Operations and finance
This is a broad bucket covering business operations, RevOps, FP&A, and accounting, and the spread within it is large. Junior roughly $55,000 to $85,000; mid roughly $90,000 to $135,000; senior or manager roughly $135,000 to $200,000. Strategic finance and RevOps leaders at scaling companies, especially those close to fundraising or board reporting, can exceed this band.
Regional pay tiers and how ranges shift
The single biggest variable in remote pay is geography, and not just yours. Some companies pay one global rate, some adjust to your local cost of labor, and some peg pay to wherever the company is headquartered. The tiers below are approximate multipliers relative to the US-anchored ranges above, as of 2026. They describe a typical company that localizes pay; a global-flat-rate employer would ignore them entirely, which is exactly why you should ask about pay policy in the first or second conversation rather than discovering it at offer stage.
- United States: the baseline, about 1.0x. Major metros such as the SF Bay Area, NYC, and Seattle can run 10 to 20 percent higher, while lower-cost US regions may sit a little below.
- Western Europe and UK: roughly 0.7x to 0.95x of US for equivalent roles, varying by country. Switzerland and parts of the Nordics can approach or match US levels; Southern Europe trends toward the lower end.
- Latin America: roughly 0.4x to 0.7x, with senior engineers at US-funded startups often near the top of that band and occasionally above it when talent is scarce.
- Eastern Europe: roughly 0.4x to 0.65x, with strong senior engineering talent frequently negotiating toward the upper edge.
- India and South Asia: roughly 0.25x to 0.55x for most roles, though senior staff at global firms and US-funded startups can land well above the local market.
- Broader APAC: a wide spread. Singapore and Australia can reach 0.7x to 0.95x, while Southeast Asian markets such as the Philippines, Vietnam, and Indonesia tend toward 0.3x to 0.55x.

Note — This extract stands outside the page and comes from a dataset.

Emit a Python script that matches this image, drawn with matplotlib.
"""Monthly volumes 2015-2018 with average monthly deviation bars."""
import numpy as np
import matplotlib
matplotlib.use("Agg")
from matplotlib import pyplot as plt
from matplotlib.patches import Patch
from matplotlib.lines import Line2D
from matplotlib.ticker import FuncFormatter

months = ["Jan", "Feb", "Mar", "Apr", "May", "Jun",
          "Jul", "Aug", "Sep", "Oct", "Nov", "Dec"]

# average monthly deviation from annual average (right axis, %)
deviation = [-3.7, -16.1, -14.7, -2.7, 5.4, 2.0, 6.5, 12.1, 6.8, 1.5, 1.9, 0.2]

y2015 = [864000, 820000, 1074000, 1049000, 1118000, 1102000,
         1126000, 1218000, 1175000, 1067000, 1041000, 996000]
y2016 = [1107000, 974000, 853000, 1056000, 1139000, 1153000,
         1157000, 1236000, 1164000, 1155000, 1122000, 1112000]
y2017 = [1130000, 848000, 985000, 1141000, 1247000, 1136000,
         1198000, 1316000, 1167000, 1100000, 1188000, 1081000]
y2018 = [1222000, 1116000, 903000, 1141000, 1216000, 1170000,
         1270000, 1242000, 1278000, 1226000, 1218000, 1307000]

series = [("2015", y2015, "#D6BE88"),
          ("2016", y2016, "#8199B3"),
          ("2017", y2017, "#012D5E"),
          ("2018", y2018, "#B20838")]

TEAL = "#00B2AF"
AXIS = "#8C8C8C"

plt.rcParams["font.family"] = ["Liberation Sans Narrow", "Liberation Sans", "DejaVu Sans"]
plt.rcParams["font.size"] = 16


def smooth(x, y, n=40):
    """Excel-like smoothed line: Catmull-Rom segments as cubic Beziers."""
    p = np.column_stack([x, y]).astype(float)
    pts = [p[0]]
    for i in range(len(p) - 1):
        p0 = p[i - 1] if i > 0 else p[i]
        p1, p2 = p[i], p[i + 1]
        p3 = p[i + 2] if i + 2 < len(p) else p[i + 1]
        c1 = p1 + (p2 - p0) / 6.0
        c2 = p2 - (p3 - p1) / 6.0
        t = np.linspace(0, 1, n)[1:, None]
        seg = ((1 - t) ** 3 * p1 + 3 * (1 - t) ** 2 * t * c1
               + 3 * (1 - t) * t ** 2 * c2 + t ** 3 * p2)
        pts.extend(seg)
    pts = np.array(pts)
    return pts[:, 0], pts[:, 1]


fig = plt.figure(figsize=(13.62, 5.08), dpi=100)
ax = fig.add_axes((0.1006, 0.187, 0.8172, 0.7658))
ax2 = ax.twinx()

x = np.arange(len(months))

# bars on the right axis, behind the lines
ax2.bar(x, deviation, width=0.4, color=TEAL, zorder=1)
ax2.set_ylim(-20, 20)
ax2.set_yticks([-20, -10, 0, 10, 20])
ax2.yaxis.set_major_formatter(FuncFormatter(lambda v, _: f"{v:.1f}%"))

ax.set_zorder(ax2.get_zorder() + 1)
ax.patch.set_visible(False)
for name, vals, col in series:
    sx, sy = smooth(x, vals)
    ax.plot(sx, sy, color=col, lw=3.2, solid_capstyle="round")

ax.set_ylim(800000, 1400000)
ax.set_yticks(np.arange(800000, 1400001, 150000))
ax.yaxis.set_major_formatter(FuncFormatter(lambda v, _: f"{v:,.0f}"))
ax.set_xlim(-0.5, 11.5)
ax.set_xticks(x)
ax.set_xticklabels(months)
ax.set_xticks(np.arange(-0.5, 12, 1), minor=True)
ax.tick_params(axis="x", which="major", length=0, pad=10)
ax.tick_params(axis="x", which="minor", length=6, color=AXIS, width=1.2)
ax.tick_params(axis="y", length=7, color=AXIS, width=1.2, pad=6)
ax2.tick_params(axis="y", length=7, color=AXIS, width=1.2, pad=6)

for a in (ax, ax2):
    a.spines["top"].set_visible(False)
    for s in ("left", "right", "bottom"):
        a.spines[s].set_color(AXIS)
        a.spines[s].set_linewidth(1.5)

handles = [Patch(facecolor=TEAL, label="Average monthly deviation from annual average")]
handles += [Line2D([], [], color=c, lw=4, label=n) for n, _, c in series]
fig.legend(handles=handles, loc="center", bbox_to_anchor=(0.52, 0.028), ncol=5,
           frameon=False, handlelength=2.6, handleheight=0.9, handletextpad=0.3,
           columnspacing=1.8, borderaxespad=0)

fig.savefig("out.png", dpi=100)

These multipliers are estimates and overlap heavily, so do not treat the edges as walls. A senior engineer in Poland working for a US Series B startup on a global pay band may out-earn a mid-level engineer in California. The lesson is not to memorize a multiplier but to ask the employer two direct questions: do you adjust pay by location, and what band applies to this specific role and level? If they will not share a band, that itself is a useful signal about how the negotiation is likely to go.
How to use a range in practice
A benchmark is only useful if you turn it into a concrete ask. Here is a repeatable process for going from a range to a number you can say out loud without flinching.

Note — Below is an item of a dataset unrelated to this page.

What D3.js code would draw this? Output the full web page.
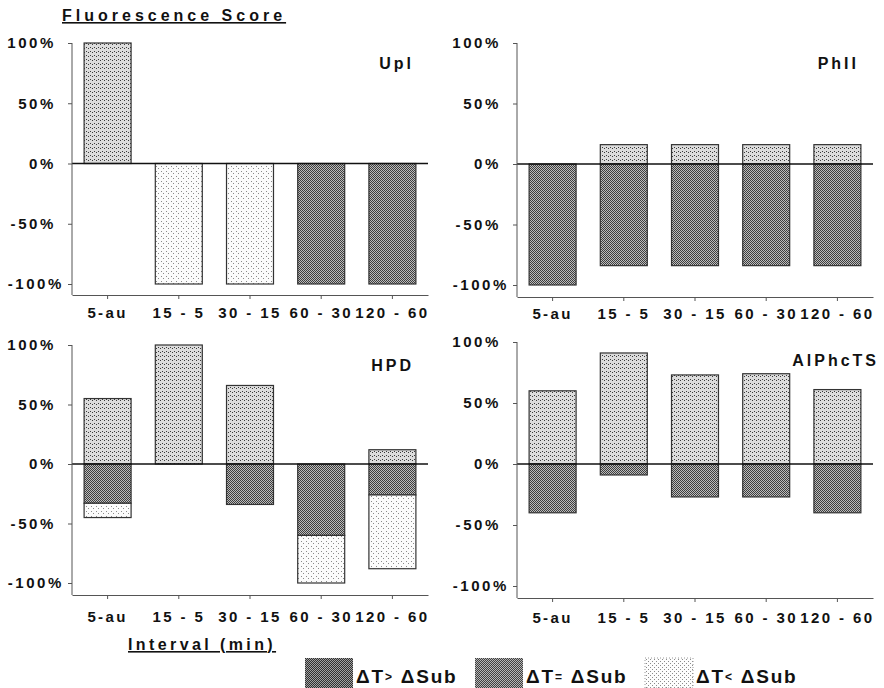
<!DOCTYPE html>
<html>
<head>
<meta charset="utf-8">
<script src="https://cdn.jsdelivr.net/npm/d3@7"></script>
<style>
  html, body { margin: 0; padding: 0; background: #fff; }
  svg { display: block; font-family: "Liberation Sans", Arial, sans-serif; font-weight: bold; }
</style>
</head>
<body>
<svg id="chart" width="884" height="688"></svg>
<script>
// Intervals (min) on the x axis
const categories = ["5-au", "15 - 5", "30 - 15", "60 - 30", "120 - 60"];
const yTicks = [-100, -50, 0, 50, 100];
const panelNames = ["Upl", "PhII", "HPD", "AlPhcTS"];

// Percent of samples per interval: ΔT>ΔSub (positive), ΔT=ΔSub and ΔT<ΔSub (negative, stacked)
const uplGt = [100, 0, 0, 0, 0];
const uplEq = [0, 0, 0, -100, -100];
const uplLt = [0, -100, -100, 0, 0];

const phiiGt = [0, 16, 16, 16, 16];
const phiiEq = [-100, -84, -84, -84, -84];
const phiiLt = [0, 0, 0, 0, 0];

const hpdGt = [55, 100, 66, 0, 12];
const hpdEq = [-33, 0, -34, -60, -26];
const hpdLt = [-12, 0, 0, -40, -62];

const alGt = [60, 91, 73, 74, 61];
const alEq = [-40, -9, -27, -27, -40];
const alLt = [0, 0, 0, 0, 0];

const seriesKeys = ["gt", "eq", "lt"];
const legendLabels = [["ΔT", ">", " ΔSub"], ["ΔT", "=", " ΔSub"], ["ΔT", "<", " ΔSub"]];

const panelData = [
  { gt: uplGt, eq: uplEq, lt: uplLt },
  { gt: phiiGt, eq: phiiEq, lt: phiiLt },
  { gt: hpdGt, eq: hpdEq, lt: hpdLt },
  { gt: alGt, eq: alEq, lt: alLt }
];

// Layout of the four small multiples
const layout = [
  { left: 72,  top: 43,  bottom: 284, axisY: 295, labelPad: 8.5 },
  { left: 517, top: 43,  bottom: 285, axisY: 297, labelPad: 7 },
  { left: 72,  top: 345, bottom: 583, axisY: 595, labelPad: 12 },
  { left: 517, top: 342, bottom: 586, axisY: 598, labelPad: 10 }
];
const panelWidth = 356;

const svg = d3.select("#chart");
const defs = svg.append("defs");

// Halftone-like textures
function dotPattern(id, size, bg, dotColor, dots) {
  const p = defs.append("pattern")
    .attr("id", id).attr("patternUnits", "userSpaceOnUse")
    .attr("width", size).attr("height", size);
  p.append("rect").attr("width", size).attr("height", size).attr("fill", bg);
  dots.forEach(([x, y]) => p.append("rect").attr("x", x).attr("y", y)
    .attr("width", 1).attr("height", 1).attr("fill", dotColor));
}
dotPattern("pat-gt", 4, "#dcdcdc", "#3a3a3a", [[0, 0], [2, 3]]);
dotPattern("pat-eq", 2, "#bcbcbc", "#3e3e3e", [[0, 0], [1, 1]]);
dotPattern("pat-lt", 5, "#fbfbfb", "#8a8a8a", [[1, 1], [3, 3]]);
dotPattern("pat-sw1", 2, "#a2a2a2", "#303030", [[0, 0], [1, 1]]);
dotPattern("pat-sw2", 2, "#b6b6b6", "#404040", [[0, 0], [1, 1]]);
dotPattern("pat-sw3", 4, "#fdfdfd", "#8a8a8a", [[1, 1], [3, 3]]);

const seriesFill = { gt: "url(#pat-gt)", eq: "url(#pat-eq)", lt: "url(#pat-lt)" };
const legendFill = ["url(#pat-sw1)", "url(#pat-sw2)", "url(#pat-sw3)"];

panelData.forEach((d, i) => {
  const L = layout[i];
  const g = svg.append("g");

  const x = d3.scaleBand()
    .domain(categories)
    .range([L.left, L.left + panelWidth])
    .paddingInner(0.34)
    .paddingOuter(0.17);

  const y = d3.scaleLinear().domain([-100, 100]).range([L.bottom, L.top]);

  // Stacked segments
  const segs = [];
  categories.forEach((c, k) => {
    const gt = d.gt[k], eq = d.eq[k], lt = d.lt[k];
    if (gt) segs.push({ c, key: "gt", y0: 0, y1: gt });
    if (eq) segs.push({ c, key: "eq", y0: 0, y1: eq });
    if (lt) segs.push({ c, key: "lt", y0: eq, y1: eq + lt });
  });

  g.selectAll("rect.bar").data(segs).join("rect")
    .attr("class", "bar")
    .attr("x", s => x(s.c))
    .attr("width", x.bandwidth())
    .attr("y", s => y(Math.max(s.y0, s.y1)))
    .attr("height", s => Math.abs(y(s.y0) - y(s.y1)))
    .attr("fill", s => seriesFill[s.key])
    .attr("stroke", "#333")
    .attr("stroke-width", 1.2);

  // Zero line
  g.append("line")
    .attr("x1", L.left).attr("x2", L.left + panelWidth)
    .attr("y1", y(0)).attr("y2", y(0))
    .attr("stroke", "#111").attr("stroke-width", 1.6);

  // Y axis
  const ya = g.append("g").attr("transform", `translate(${L.left},0)`)
    .call(d3.axisLeft(y).tickValues(yTicks).tickFormat(v => v + "%").tickSize(4).tickPadding(12));
  ya.select(".domain").remove();
  ya.append("line")
    .attr("x1", 0).attr("x2", 0).attr("y1", y(100)).attr("y2", L.axisY)
    .attr("stroke", "#555").attr("stroke-width", 1);
  ya.selectAll(".tick line").attr("stroke", "#555");
  ya.selectAll("text")
    .attr("font-size", 15).attr("letter-spacing", 2.6).attr("fill", "#111")
    .attr("font-family", "Liberation Sans, Arial, sans-serif");
  ya.selectAll(".tick").filter(v => v === -100).select("text").attr("dx", 8);

  // X axis
  const xa = g.append("g").attr("transform", `translate(0,${L.axisY})`)
    .call(d3.axisBottom(x).tickSize(4).tickPadding(L.labelPad).tickSizeOuter(0));
  xa.select(".domain").attr("stroke", "#555");
  xa.selectAll(".tick line").attr("stroke", "#555");
  xa.selectAll("text")
    .attr("font-size", 15).attr("letter-spacing", 2.4).attr("fill", "#111")
    .attr("font-family", "Liberation Sans, Arial, sans-serif");

  // Panel name
  g.append("text")
    .attr("x", L.left + panelWidth - (i === 3 ? -6 : 14))
    .attr("y", y(100) + (i === 3 ? 24 : 26))
    .attr("text-anchor", "end")
    .attr("font-size", 16).attr("letter-spacing", 3).attr("fill", "#111")
    .text(panelNames[i]);
});

// Titles
svg.append("text")
  .attr("x", 62).attr("y", 21)
  .attr("font-size", 16).attr("letter-spacing", 4).attr("fill", "#111")
  .attr("text-decoration", "underline")
  .text("Fluorescence Score");

svg.append("text")
  .attr("x", 128).attr("y", 650)
  .attr("font-size", 16).attr("letter-spacing", 3.4).attr("fill", "#111")
  .attr("text-decoration", "underline")
  .text("Interval (min)");

// Legend
const legendX = [305, 475, 645];
const legend = svg.append("g");
seriesKeys.forEach((k, j) => {
  const lg = legend.append("g").attr("transform", `translate(${legendX[j]},658)`);
  lg.append("rect")
    .attr("width", 48).attr("height", 30)
    .attr("fill", legendFill[j])
    .attr("stroke", j === 2 ? "#999" : "none")
    .attr("stroke-dasharray", j === 2 ? "1,2" : null);
  const t = lg.append("text")
    .attr("x", 51).attr("y", 25)
    .attr("font-size", 19).attr("letter-spacing", 1.8).attr("fill", "#111");
  t.append("tspan").text(legendLabels[j][0]);
  t.append("tspan").attr("font-size", 12).attr("dy", -2).text(legendLabels[j][1]);
  t.append("tspan").attr("dy", 2).text(legendLabels[j][2]);
});
</script>
</body>
</html>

- Pin your level honestly. Map yourself to junior, mid, or senior by scope and impact, not by your current title or how long you have been employed.
- Cross-check live data. Pull the same role on Levels.fyi and Glassdoor, note any posted band in the job description, and compare all three against the ranges here.

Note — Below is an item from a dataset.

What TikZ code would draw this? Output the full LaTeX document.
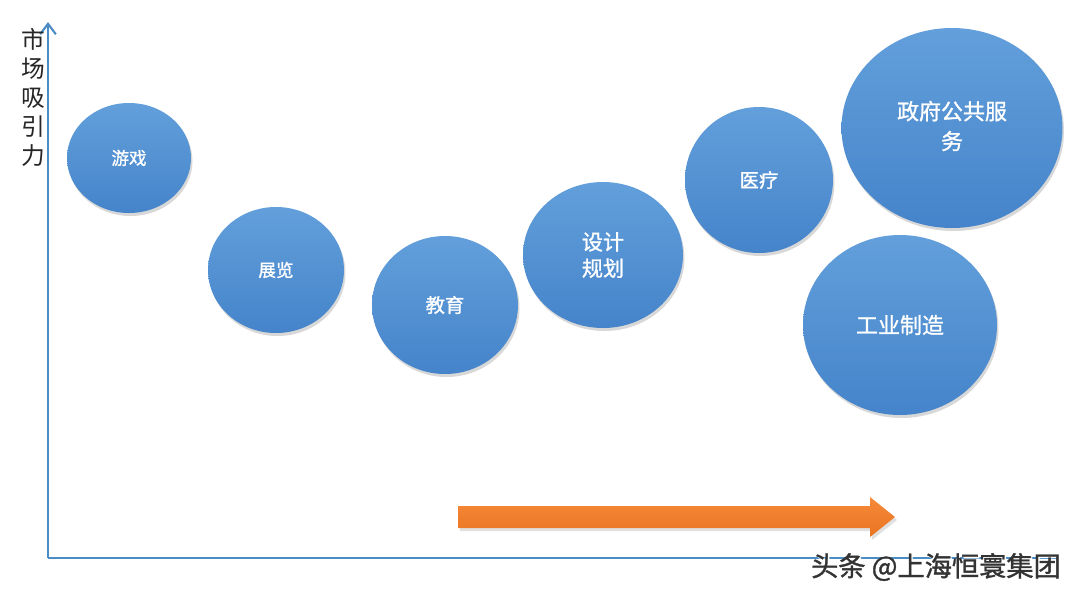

- Adjust for the company's pay policy. Confirm whether pay is localized, global-flat, or HQ-pegged before you name any number.
- Add the full package. Factor in bonus, equity, and benefits; a lower base with meaningful, liquid equity can beat a higher base alone, while illiquid startup equity should be discounted heavily.
- State a range, anchored high. Give a band whose bottom is a number you would genuinely accept and whose top reflects strong, specific evidence rather than wishful thinking.
- Get the offer in writing. Confirm base, bonus, equity vesting schedule, and any location conditions in the written offer before you decide or resign anything.
As a worked example, suppose you are a mid-level backend engineer in Portugal interviewing at a US startup. The US-anchored mid band is roughly $120,000 to $170,000. Western Europe sits near 0.7x to 0.95x, and Portugal trends toward the lower edge, so a localized offer might land around $90,000 to $130,000. If the company tells you it pays a global flat rate, you can reasonably anchor near the US band instead. Knowing which world you are in before the call is the difference between a confident ask and a guess.
Important caveats
Every figure in this guide is approximate and reflects conditions as of 2026; salary markets move with hiring demand, interest rates, and company performance, sometimes within a single quarter. Tax treatment, contractor versus employee status, and currency exposure can change your real take-home substantially, and those rules vary by country and by your personal situation. A contractor invoicing in USD from a country with a weakening local currency, for instance, faces very different math than a salaried local employee. For decisions about taxes, work authorization, or contracts, consult a qualified accountant or employment lawyer in your jurisdiction. Use these benchmarks as negotiation context and a sanity check, never as a guarantee of what any specific employer will pay.